There are many moments that define us moms as moms. For each mom it's different. It could be little things like stepping on a toy in the middle of the night or hearing your little one call you "mama" for the first time or other things like dropping your kid off for his/her first day at school or attending their first sporting event, etc. Of course, there are many steps along the way and many points at which may make you feel like a mom and it is all of these moments that add up to a lifetime full of memories that complete the journey of being a mom.
This past weekend had 3 elements that made me feel like I really am a mom. Obviously, I've felt like a mom for the past 32 months as I've changed endless amounts of diapers, pumped for 13.5 months to feed them, made their meals, folded mountains of laundry, etc. However I've also received millions of smiles, giggles, hugs and kisses, etc on a daily basis that makes my "job" as a mom so rewarding and it’s what keeps me going each day. But the moments I'm talking about today are the moments I dreamed of when I was growing up of how I pictured what it would be like to be a mom. (Clearly, I never imagined having triplets… that has just been an added bonus!)
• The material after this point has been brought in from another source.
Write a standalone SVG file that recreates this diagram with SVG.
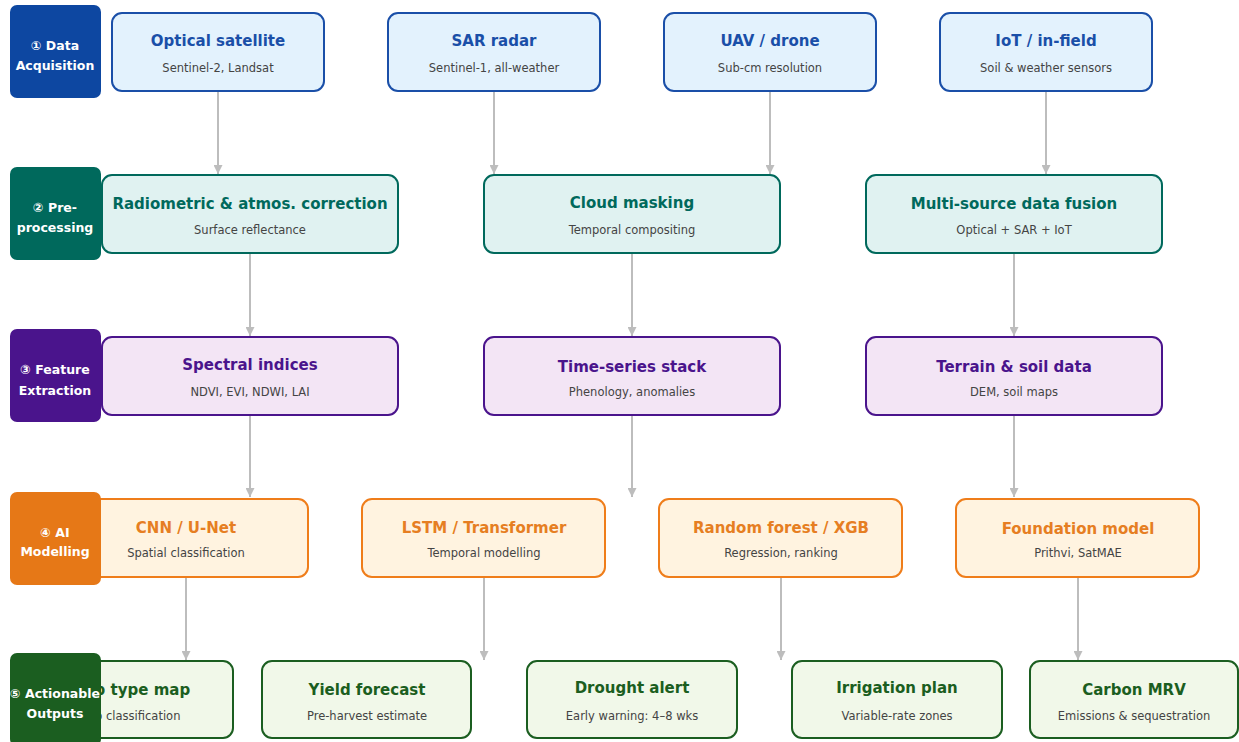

I love parties! Who doesn't? This was our 2nd weekend in a row that we had a birthday party on a Saturday. It's also tax season which meant I would be flying solo with all 3 kids to the party. Luckily, they are great listeners (most of the time) and the other moms of the kids in their class are always willing to help out. Something about taking kids to birthday parties makes me feel like a mom. I remember always being invited to friends' kids parties before we had kids and I always enjoyed going, but I never understood how different it would be once I had children who would enjoy it. The excitement on their face when they bring their friend the gifts, watching them play with all of their friends while I chat with the other moms, the delight in their voice as they help sing happy birthday and the joy on their face as they get to enjoy the birthday cake makes my heart melt. Bringing the kids to birthday parties and talking with the other moms truly makes me feel like mom.
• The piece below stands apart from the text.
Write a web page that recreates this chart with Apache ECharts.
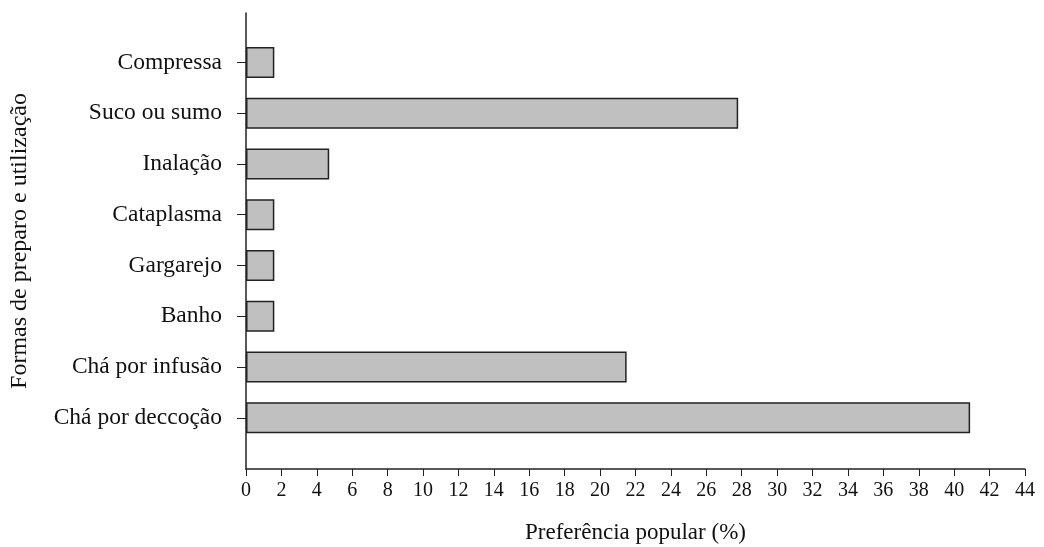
<!DOCTYPE html>
<html><head><meta charset="utf-8">
<script src="https://cdn.jsdelivr.net/npm/echarts@6/dist/echarts.min.js"></script>
<style>html,body{margin:0;padding:0;background:#fff}#c{width:1044px;height:547px}</style>
</head><body><div id="c"></div>
<script>
const categories = ['', 'Chá por deccoção','Chá por infusão','Banho','Gargarejo','Cataplasma','Inalação','Suco ou sumo','Compressa'];
const values = [null, 40.9, 21.5, 1.6, 1.6, 1.6, 4.7, 27.8, 1.6];
const xTicks = [0,2,4,6,8,10,12,14,16,18,20,22,24,26,28,30,32,34,36,38,40,42,44];
const font = 'Liberation Serif';
const chart = echarts.init(document.getElementById('c'));
chart.setOption({
  animation:false,
  grid:[{left:246,right:19,top:13,bottom:78,outerBoundsMode:'none'},{left:246,right:19,top:37,bottom:53,outerBoundsMode:'none'}],
  xAxis:[{type:'value',gridIndex:0,min:0,max:44,interval:2,
    name:'Preferência popular (%)',nameLocation:'middle',nameGap:52,
    nameTextStyle:{fontFamily:font,fontSize:23,color:'#111'},
    axisLine:{show:true,lineStyle:{color:'#222',width:1.5}},
    axisTick:{show:true,length:7,lineStyle:{color:'#222'}},
    axisLabel:{fontFamily:font,fontSize:20,color:'#111',margin:12,formatter:v=>xTicks.includes(v)?String(v):''},
    splitLine:{show:false}},
    {type:'value',gridIndex:1,min:0,max:44,show:false}],
  yAxis:[{type:'value',gridIndex:0,min:0,max:1,
    name:'Formas de preparo e utilização',nameLocation:'middle',nameGap:214,nameRotate:90,
    nameTextStyle:{fontFamily:font,fontSize:24,color:'#111'},
    axisLine:{show:true,lineStyle:{color:'#222',width:1.5}},
    axisTick:{show:false},axisLabel:{show:false},splitLine:{show:false}},
    {type:'category',gridIndex:1,data:categories,
    axisLine:{show:false},
    axisTick:{show:true,length:9,alignWithLabel:true,interval:i=>i>0,lineStyle:{color:'#222'}},
    axisLabel:{fontFamily:font,fontSize:23.5,color:'#111',margin:24},
    splitLine:{show:false}}],
  series:[{type:'bar',xAxisIndex:1,yAxisIndex:1,barWidth:31,data:values,
    itemStyle:{color:'#c0c0c0',borderColor:'#222',borderWidth:1.5}}]
});
</script></body></html>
This weekend’s birthday party was also filled with another defining mom moment: dealing with a bloody injury! Anyone who knows me, knows I hate blood. The mere fact alone that I managed to do IVF and survive a triplet pregnancy is a miracle in and of itself. However, this is when you know you're a mom. These things don't/can't bother you any more or at least not when they involve your own child. Jake took a bad fall off one of the bounce houses and split his lip. A common injury in kids, but it was our first one and it produced a lot of blood! Luckily it stopped bleeding on its own because I really didn't have time to go to the ER that afternoon! Jake is a tough little guy and he was better quickly and ready to party on!
The final defining mom moment of the weekend was the ECEC fundraising luncheon that I was proud to co chair. Dylan, Jake and Emma started preschool back in September (3 days a week for 3 hours) and part of sending them to school meant I wanted to get involved. I became the room mom and I was also asked to be on the luncheon committee. Little did I know just how much work I was getting myself involved in. It was so much fun and worth every hour I spent stuffing envelopes, wrapping baskets, organizing donations, etc. I always wanted to be that mom that was involved in her child(ren)'s classroom/school and now I'm living that dream. The event was very successful and I was proud to have been able to be a part of it.
This weekend reminded me that I am a mom. Each day I wake up to 3 little kids who remind me of this, but there are always some major moments along the way that stop me in my tracks and make me realize that my lifelong dreams of what I hoped being a mom would be are finally coming true.